• _WRITTEN TASK_:
Give all the lines below again, exactly, with no pictures.
═══ DATA SEGMENT ═══
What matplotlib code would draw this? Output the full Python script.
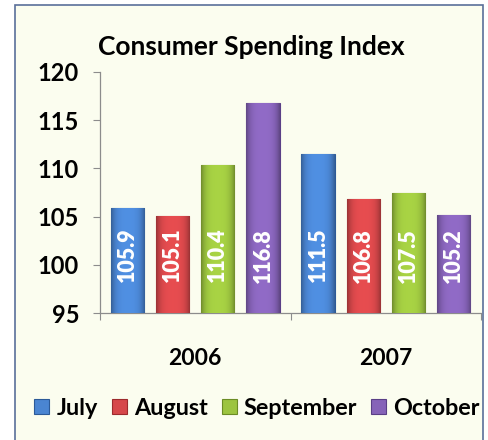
import numpy as np
import matplotlib
matplotlib.use("Agg")
from matplotlib import pyplot as plt
from matplotlib.patches import Rectangle
from matplotlib import colors as mcolors

plt.rcParams['font.family'] = ['Lato', 'DejaVu Sans']

years = ['2006', '2007']
months = ['July', 'August', 'September', 'October']
july = [105.9, 111.5]
august = [105.1, 106.8]
september = [110.4, 107.5]
october = [116.8, 105.2]

bar_colors = ['#4a85d2', '#d6474a', '#9cc43f', '#8663b8']
edge_colors = ['#2c5a98', '#9c2a2d', '#6b8c25', '#5a3f86']

BG = '#fbfdef'


def shade_bar(ax, bar, color):
    # horizontal gradient: dark edges, lighter middle
    x0, y0 = bar.get_x(), bar.get_y()
    w, h = bar.get_width(), bar.get_height()
    base = np.array(mcolors.to_rgb(color))
    t = np.linspace(-1, 1, 64)
    k = 1 - 0.28 * t ** 4 + 0.08 * (1 - t ** 2)
    row = np.clip(base[None, :] * k[:, None], 0, 1)
    img = np.repeat(row[None, :, :], 2, axis=0)
    im = ax.imshow(img, extent=(x0, x0 + w, y0, y0 + h), aspect='auto',
                   origin='lower', zorder=bar.get_zorder() + 0.1)
    im.set_clip_path(bar)


fig = plt.figure(figsize=(4.88, 4.40), dpi=100)
fig.patch.set_facecolor('white')
fig.patches.append(Rectangle((15 / 488, -0.01), 468 / 488, 1 - 5 / 440 + 0.01,
                             transform=fig.transFigure, facecolor=BG,
                             edgecolor='#5a6f9a', linewidth=1.2, zorder=-5))

ax = fig.add_axes([100 / 488, 1 - 313 / 440, 381 / 488, 241 / 440])
ax.set_facecolor('none')

series = [july, august, september, october]
x = np.arange(len(years))
pitch = 0.237
width = 0.174
for i, (vals, name) in enumerate(zip(series, months)):
    pos = x + (i - 1.5) * pitch
    bars = ax.bar(pos, np.array(vals) - 95, bottom=95, width=width,
                  color=bar_colors[i], edgecolor=edge_colors[i], linewidth=0.8,
                  label=name, zorder=3)
    for b, v in zip(bars, vals):
        shade_bar(ax, b, bar_colors[i])
        ax.text(b.get_x() + b.get_width() / 2, 101.0, f'{v:.1f}', rotation=90,
                ha='center', va='center', color='white', fontsize=15.5,
                fontweight='heavy', zorder=5)

ax.set_xlim(-0.5, 1.5)
ax.set_ylim(95, 120)
ax.set_yticks([95, 100, 105, 110, 115, 120])
ax.set_xticks([-0.5, 0.5, 1.5])
ax.set_xticklabels([])
ax.set_xticks(x, minor=True)
ax.set_xticklabels(years, minor=True)
ax.tick_params(axis='x', which='minor', length=0, pad=25, labelsize=16.5)
ax.tick_params(axis='x', which='major', length=5, color='#8c8c8c')
ax.tick_params(axis='y', length=5, color='#8c8c8c', pad=10, labelsize=17)
for lab in ax.get_xticklabels(minor=True) + ax.get_yticklabels():
    lab.set_fontweight('bold')

for s in ['top', 'right']:
    ax.spines[s].set_visible(False)
for s in ['left', 'bottom']:
    ax.spines[s].set_color('#8c8c8c')
    ax.spines[s].set_linewidth(0.9)

fig.text(251 / 488, 1 - 47 / 440, 'Consumer Spending Index', ha='center',
         va='center', fontsize=19, fontweight='bold')

leg = fig.legend(loc='center', bbox_to_anchor=(257 / 488, 1 - 408 / 440), ncol=4,
                 frameon=False, handlelength=0.65, handleheight=0.65,
                 handletextpad=0.3, columnspacing=0.6, borderaxespad=0,
                 prop={'weight': 'bold', 'size': 16.8})

fig.savefig('out.png', dpi=100, facecolor=fig.get_facecolor())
═══
• _COMPLETE ANSWER_:
What matplotlib code would draw this? Output the full Python script.
import numpy as np
import matplotlib
matplotlib.use("Agg")
from matplotlib import pyplot as plt
from matplotlib.patches import Rectangle
from matplotlib import colors as mcolors

plt.rcParams['font.family'] = ['Lato', 'DejaVu Sans']

years = ['2006', '2007']
months = ['July', 'August', 'September', 'October']
july = [105.9, 111.5]
august = [105.1, 106.8]
september = [110.4, 107.5]
october = [116.8, 105.2]

bar_colors = ['#4a85d2', '#d6474a', '#9cc43f', '#8663b8']
edge_colors = ['#2c5a98', '#9c2a2d', '#6b8c25', '#5a3f86']

BG = '#fbfdef'


def shade_bar(ax, bar, color):
    # horizontal gradient: dark edges, lighter middle
    x0, y0 = bar.get_x(), bar.get_y()
    w, h = bar.get_width(), bar.get_height()
    base = np.array(mcolors.to_rgb(color))
    t = np.linspace(-1, 1, 64)
    k = 1 - 0.28 * t ** 4 + 0.08 * (1 - t ** 2)
    row = np.clip(base[None, :] * k[:, None], 0, 1)
    img = np.repeat(row[None, :, :], 2, axis=0)
    im = ax.imshow(img, extent=(x0, x0 + w, y0, y0 + h), aspect='auto',
                   origin='lower', zorder=bar.get_zorder() + 0.1)
    im.set_clip_path(bar)


fig = plt.figure(figsize=(4.88, 4.40), dpi=100)
fig.patch.set_facecolor('white')
fig.patches.append(Rectangle((15 / 488, -0.01), 468 / 488, 1 - 5 / 440 + 0.01,
                             transform=fig.transFigure, facecolor=BG,
                             edgecolor='#5a6f9a', linewidth=1.2, zorder=-5))

ax = fig.add_axes([100 / 488, 1 - 313 / 440, 381 / 488, 241 / 440])
ax.set_facecolor('none')

series = [july, august, september, october]
x = np.arange(len(years))
pitch = 0.237
width = 0.174
for i, (vals, name) in enumerate(zip(series, months)):
    pos = x + (i - 1.5) * pitch
    bars = ax.bar(pos, np.array(vals) - 95, bottom=95, width=width,
                  color=bar_colors[i], edgecolor=edge_colors[i], linewidth=0.8,
                  label=name, zorder=3)
    for b, v in zip(bars, vals):
        shade_bar(ax, b, bar_colors[i])
        ax.text(b.get_x() + b.get_width() / 2, 101.0, f'{v:.1f}', rotation=90,
                ha='center', va='center', color='white', fontsize=15.5,
                fontweight='heavy', zorder=5)

ax.set_xlim(-0.5, 1.5)
ax.set_ylim(95, 120)
ax.set_yticks([95, 100, 105, 110, 115, 120])
ax.set_xticks([-0.5, 0.5, 1.5])
ax.set_xticklabels([])
ax.set_xticks(x, minor=True)
ax.set_xticklabels(years, minor=True)
ax.tick_params(axis='x', which='minor', length=0, pad=25, labelsize=16.5)
ax.tick_params(axis='x', which='major', length=5, color='#8c8c8c')
ax.tick_params(axis='y', length=5, color='#8c8c8c', pad=10, labelsize=17)
for lab in ax.get_xticklabels(minor=True) + ax.get_yticklabels():
    lab.set_fontweight('bold')

for s in ['top', 'right']:
    ax.spines[s].set_visible(False)
for s in ['left', 'bottom']:
    ax.spines[s].set_color('#8c8c8c')
    ax.spines[s].set_linewidth(0.9)

fig.text(251 / 488, 1 - 47 / 440, 'Consumer Spending Index', ha='center',
         va='center', fontsize=19, fontweight='bold')

leg = fig.legend(loc='center', bbox_to_anchor=(257 / 488, 1 - 408 / 440), ncol=4,
                 frameon=False, handlelength=0.65, handleheight=0.65,
                 handletextpad=0.3, columnspacing=0.6, borderaxespad=0,
                 prop={'weight': 'bold', 'size': 16.8})

fig.savefig('out.png', dpi=100, facecolor=fig.get_facecolor())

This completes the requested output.